Problem requirements
Images should be left out, and everything else in the listing reproduced exactly.

▬▬▬

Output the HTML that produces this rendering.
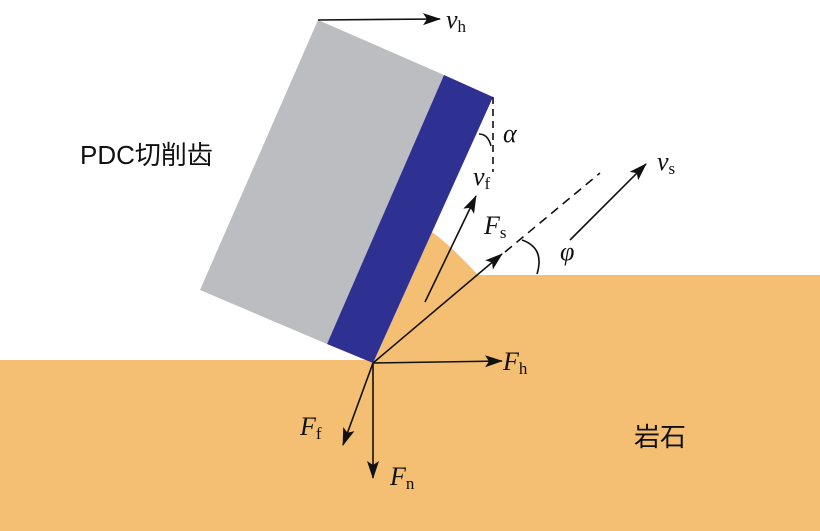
<!DOCTYPE html><html><head><style>body{margin:0;background:#fff}svg{display:block}
text{font-family:"Liberation Serif",serif;font-style:italic;fill:#111}
.c{font-family:"Liberation Sans","Noto Sans CJK SC",sans-serif;font-style:normal}
.s{font-style:normal;font-size:17px}</style></head><body>
<svg width="820" height="531" viewBox="0 0 820 531">
<defs><marker id="a" markerWidth="10" markerHeight="8" refX="9" refY="4" orient="auto" markerUnits="userSpaceOnUse" viewBox="0 0 10 8"><path d="M0,0L10,4L0,8L2,4Z" fill="#111"/></marker>
<marker id="b" markerWidth="18" markerHeight="12" refX="17" refY="6" orient="auto" markerUnits="userSpaceOnUse" viewBox="0 0 18 12"><path d="M0,0L18,6L0,12L4,6Z" fill="#111"/></marker></defs>
<rect x="0" y="360" width="820" height="171" fill="#f4bf72"/>
<rect x="476" y="275" width="344" height="90" fill="#f4bf72"/>
<path d="M432,232 Q450,245 478,275 L480,362 L373,363 Z" fill="#f4bf72"/>
<polygon points="318,20 444,75 327,344 200,290" fill="#bcbdc0"/>
<polygon points="444,75 493,97 373,363 327,344" fill="#2e3192"/>
<g stroke="#111" stroke-width="1.6" fill="none">
<line x1="318" y1="20" x2="440" y2="19" marker-end="url(#b)"/>
<line x1="493" y1="97" x2="493" y2="172" stroke-dasharray="7,5"/>
<path d="M479,134 Q488,134 491,146"/>
<line x1="373" y1="363" x2="502" y2="361" marker-end="url(#b)"/>
<line x1="373" y1="363" x2="502" y2="254" marker-end="url(#b)"/>
<line x1="505" y1="252" x2="600" y2="173" stroke-dasharray="9,6"/>
<line x1="570" y1="240" x2="646" y2="164" marker-end="url(#b)"/>
<line x1="425" y1="302" x2="476" y2="196" marker-end="url(#b)"/>
<line x1="373" y1="363" x2="343" y2="445" marker-end="url(#b)"/>
<line x1="373" y1="363" x2="373" y2="478" marker-end="url(#b)"/>
<path d="M522,240 Q545,248 537,274"/>
</g>
<text x="446" y="28" font-size="26">v<tspan class="s" dy="4">h</tspan></text>
<text x="503" y="142" font-size="26">α</text>
<text x="473" y="185" font-size="26">v<tspan class="s" dy="4">f</tspan></text>
<text x="484" y="234" font-size="26">F<tspan class="s" dy="4">s</tspan></text>
<text x="657" y="170" font-size="26">v<tspan class="s" dy="4">s</tspan></text>
<text x="560" y="260" font-size="26">φ</text>
<text x="503" y="370" font-size="26">F<tspan class="s" dy="4">h</tspan></text>
<text x="300" y="435" font-size="26">F<tspan class="s" dy="4">f</tspan></text>
<text x="390" y="485" font-size="26">F<tspan class="s" dy="4">n</tspan></text>
<text class="c" x="80" y="164" font-size="26">PDC切削齿</text>
<text class="c" x="634" y="446" font-size="26">岩石</text>
</svg></body></html>
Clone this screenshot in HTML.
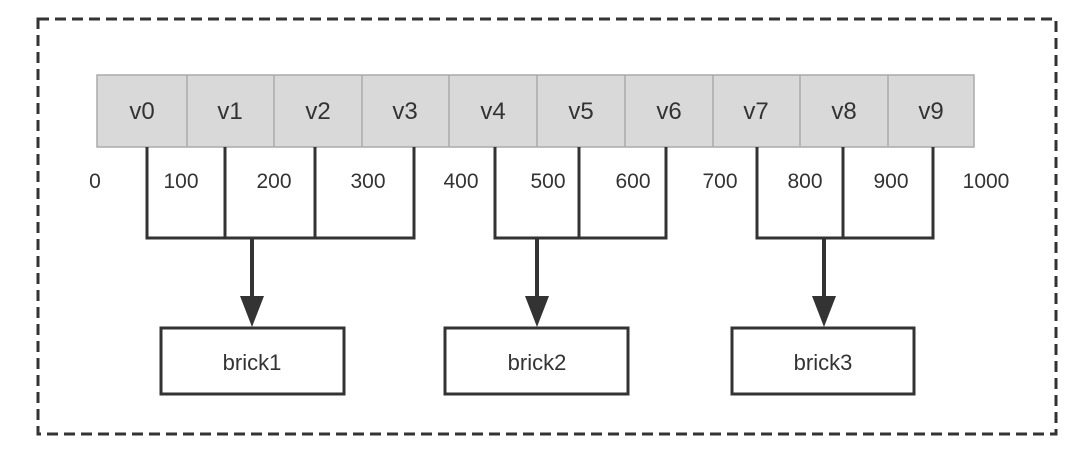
<!DOCTYPE html>
<html><head><meta charset="utf-8"><style>body{margin:0;background:#fff}svg{display:block}</style></head><body>
<svg width="1080" height="465" viewBox="0 0 1080 465" xmlns="http://www.w3.org/2000/svg" font-family="Liberation Sans, DejaVu Sans, sans-serif">
<rect x="38" y="19" width="1018" height="415" fill="none" stroke="#333" stroke-width="3" stroke-dasharray="11,6"/>
<g stroke="#aaa" stroke-width="1.5" fill="#d9d9d9">
<rect x="97" y="75" width="877" height="72"/>
</g>
<g stroke="#aaa" stroke-width="1.5">
<line x1="187" y1="75" x2="187" y2="147"/><line x1="274" y1="75" x2="274" y2="147"/><line x1="362" y1="75" x2="362" y2="147"/><line x1="449" y1="75" x2="449" y2="147"/><line x1="537" y1="75" x2="537" y2="147"/><line x1="625" y1="75" x2="625" y2="147"/><line x1="713" y1="75" x2="713" y2="147"/><line x1="800" y1="75" x2="800" y2="147"/><line x1="888" y1="75" x2="888" y2="147"/>
</g>
<g font-size="24" fill="#333" text-anchor="middle">
<text x="142" y="119">v0</text><text x="230" y="119">v1</text><text x="318" y="119">v2</text><text x="405" y="119">v3</text><text x="493" y="119">v4</text><text x="581" y="119">v5</text><text x="669" y="119">v6</text><text x="756" y="119">v7</text><text x="844" y="119">v8</text><text x="931" y="119">v9</text>
</g>
<g font-size="21" fill="#333" text-anchor="middle">
<text x="95" y="188">0</text><text x="181" y="188">100</text><text x="274" y="188">200</text><text x="368" y="188">300</text><text x="461" y="188">400</text><text x="548" y="188">500</text><text x="633" y="188">600</text><text x="720" y="188">700</text><text x="805" y="188">800</text><text x="891" y="188">900</text><text x="986" y="188">1000</text>
</g>
<g stroke="#333" stroke-width="3" fill="none">
<polyline points="147,147 147,238 414,238 414,147"/><line x1="225" y1="147" x2="225" y2="238"/><line x1="315" y1="147" x2="315" y2="238"/>
<polyline points="495,147 495,238 666,238 666,147"/><line x1="579" y1="147" x2="579" y2="238"/>
<polyline points="757,147 757,238 933,238 933,147"/><line x1="843" y1="147" x2="843" y2="238"/>
</g>
<g stroke="#333" stroke-width="4">
<line x1="252" y1="238" x2="252" y2="300"/><line x1="537" y1="238" x2="537" y2="300"/><line x1="824" y1="238" x2="824" y2="300"/>
</g>
<g fill="#333">
<polygon points="240,296 264,296 252,327"/><polygon points="525,296 549,296 537,327"/><polygon points="812,296 836,296 824,327"/>
</g>
<g stroke="#333" stroke-width="3" fill="#fff">
<rect x="161" y="328" width="183" height="66"/><rect x="445" y="328" width="183" height="66"/><rect x="732" y="328" width="182" height="66"/>
</g>
<g font-size="22" fill="#333" text-anchor="middle">
<text x="252" y="370">brick1</text><text x="537" y="370">brick2</text><text x="823" y="370">brick3</text>
</g>
</svg>
</body></html>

▬▬▬

Worked solution
Output the HTML that produces this rendering.
<!DOCTYPE html><html><head><style>body{margin:0;background:#fff}svg{display:block}
text{font-family:"Liberation Serif",serif;font-style:italic;fill:#111}
.c{font-family:"Liberation Sans","Noto Sans CJK SC",sans-serif;font-style:normal}
.s{font-style:normal;font-size:17px}</style></head><body>
<svg width="820" height="531" viewBox="0 0 820 531">
<defs><marker id="a" markerWidth="10" markerHeight="8" refX="9" refY="4" orient="auto" markerUnits="userSpaceOnUse" viewBox="0 0 10 8"><path d="M0,0L10,4L0,8L2,4Z" fill="#111"/></marker>
<marker id="b" markerWidth="18" markerHeight="12" refX="17" refY="6" orient="auto" markerUnits="userSpaceOnUse" viewBox="0 0 18 12"><path d="M0,0L18,6L0,12L4,6Z" fill="#111"/></marker></defs>
<rect x="0" y="360" width="820" height="171" fill="#f4bf72"/>
<rect x="476" y="275" width="344" height="90" fill="#f4bf72"/>
<path d="M432,232 Q450,245 478,275 L480,362 L373,363 Z" fill="#f4bf72"/>
<polygon points="318,20 444,75 327,344 200,290" fill="#bcbdc0"/>
<polygon points="444,75 493,97 373,363 327,344" fill="#2e3192"/>
<g stroke="#111" stroke-width="1.6" fill="none">
<line x1="318" y1="20" x2="440" y2="19" marker-end="url(#b)"/>
<line x1="493" y1="97" x2="493" y2="172" stroke-dasharray="7,5"/>
<path d="M479,134 Q488,134 491,146"/>
<line x1="373" y1="363" x2="502" y2="361" marker-end="url(#b)"/>
<line x1="373" y1="363" x2="502" y2="254" marker-end="url(#b)"/>
<line x1="505" y1="252" x2="600" y2="173" stroke-dasharray="9,6"/>
<line x1="570" y1="240" x2="646" y2="164" marker-end="url(#b)"/>
<line x1="425" y1="302" x2="476" y2="196" marker-end="url(#b)"/>
<line x1="373" y1="363" x2="343" y2="445" marker-end="url(#b)"/>
<line x1="373" y1="363" x2="373" y2="478" marker-end="url(#b)"/>
<path d="M522,240 Q545,248 537,274"/>
</g>
<text x="446" y="28" font-size="26">v<tspan class="s" dy="4">h</tspan></text>
<text x="503" y="142" font-size="26">α</text>
<text x="473" y="185" font-size="26">v<tspan class="s" dy="4">f</tspan></text>
<text x="484" y="234" font-size="26">F<tspan class="s" dy="4">s</tspan></text>
<text x="657" y="170" font-size="26">v<tspan class="s" dy="4">s</tspan></text>
<text x="560" y="260" font-size="26">φ</text>
<text x="503" y="370" font-size="26">F<tspan class="s" dy="4">h</tspan></text>
<text x="300" y="435" font-size="26">F<tspan class="s" dy="4">f</tspan></text>
<text x="390" y="485" font-size="26">F<tspan class="s" dy="4">n</tspan></text>
<text class="c" x="80" y="164" font-size="26">PDC切削齿</text>
<text class="c" x="634" y="446" font-size="26">岩石</text>
</svg></body></html>
Clone this screenshot in HTML.
<!DOCTYPE html>
<html><head><meta charset="utf-8"><style>body{margin:0;background:#fff}svg{display:block}</style></head><body>
<svg width="1080" height="465" viewBox="0 0 1080 465" xmlns="http://www.w3.org/2000/svg" font-family="Liberation Sans, DejaVu Sans, sans-serif">
<rect x="38" y="19" width="1018" height="415" fill="none" stroke="#333" stroke-width="3" stroke-dasharray="11,6"/>
<g stroke="#aaa" stroke-width="1.5" fill="#d9d9d9">
<rect x="97" y="75" width="877" height="72"/>
</g>
<g stroke="#aaa" stroke-width="1.5">
<line x1="187" y1="75" x2="187" y2="147"/><line x1="274" y1="75" x2="274" y2="147"/><line x1="362" y1="75" x2="362" y2="147"/><line x1="449" y1="75" x2="449" y2="147"/><line x1="537" y1="75" x2="537" y2="147"/><line x1="625" y1="75" x2="625" y2="147"/><line x1="713" y1="75" x2="713" y2="147"/><line x1="800" y1="75" x2="800" y2="147"/><line x1="888" y1="75" x2="888" y2="147"/>
</g>
<g font-size="24" fill="#333" text-anchor="middle">
<text x="142" y="119">v0</text><text x="230" y="119">v1</text><text x="318" y="119">v2</text><text x="405" y="119">v3</text><text x="493" y="119">v4</text><text x="581" y="119">v5</text><text x="669" y="119">v6</text><text x="756" y="119">v7</text><text x="844" y="119">v8</text><text x="931" y="119">v9</text>
</g>
<g font-size="21" fill="#333" text-anchor="middle">
<text x="95" y="188">0</text><text x="181" y="188">100</text><text x="274" y="188">200</text><text x="368" y="188">300</text><text x="461" y="188">400</text><text x="548" y="188">500</text><text x="633" y="188">600</text><text x="720" y="188">700</text><text x="805" y="188">800</text><text x="891" y="188">900</text><text x="986" y="188">1000</text>
</g>
<g stroke="#333" stroke-width="3" fill="none">
<polyline points="147,147 147,238 414,238 414,147"/><line x1="225" y1="147" x2="225" y2="238"/><line x1="315" y1="147" x2="315" y2="238"/>
<polyline points="495,147 495,238 666,238 666,147"/><line x1="579" y1="147" x2="579" y2="238"/>
<polyline points="757,147 757,238 933,238 933,147"/><line x1="843" y1="147" x2="843" y2="238"/>
</g>
<g stroke="#333" stroke-width="4">
<line x1="252" y1="238" x2="252" y2="300"/><line x1="537" y1="238" x2="537" y2="300"/><line x1="824" y1="238" x2="824" y2="300"/>
</g>
<g fill="#333">
<polygon points="240,296 264,296 252,327"/><polygon points="525,296 549,296 537,327"/><polygon points="812,296 836,296 824,327"/>
</g>
<g stroke="#333" stroke-width="3" fill="#fff">
<rect x="161" y="328" width="183" height="66"/><rect x="445" y="328" width="183" height="66"/><rect x="732" y="328" width="182" height="66"/>
</g>
<g font-size="22" fill="#333" text-anchor="middle">
<text x="252" y="370">brick1</text><text x="537" y="370">brick2</text><text x="823" y="370">brick3</text>
</g>
</svg>
</body></html>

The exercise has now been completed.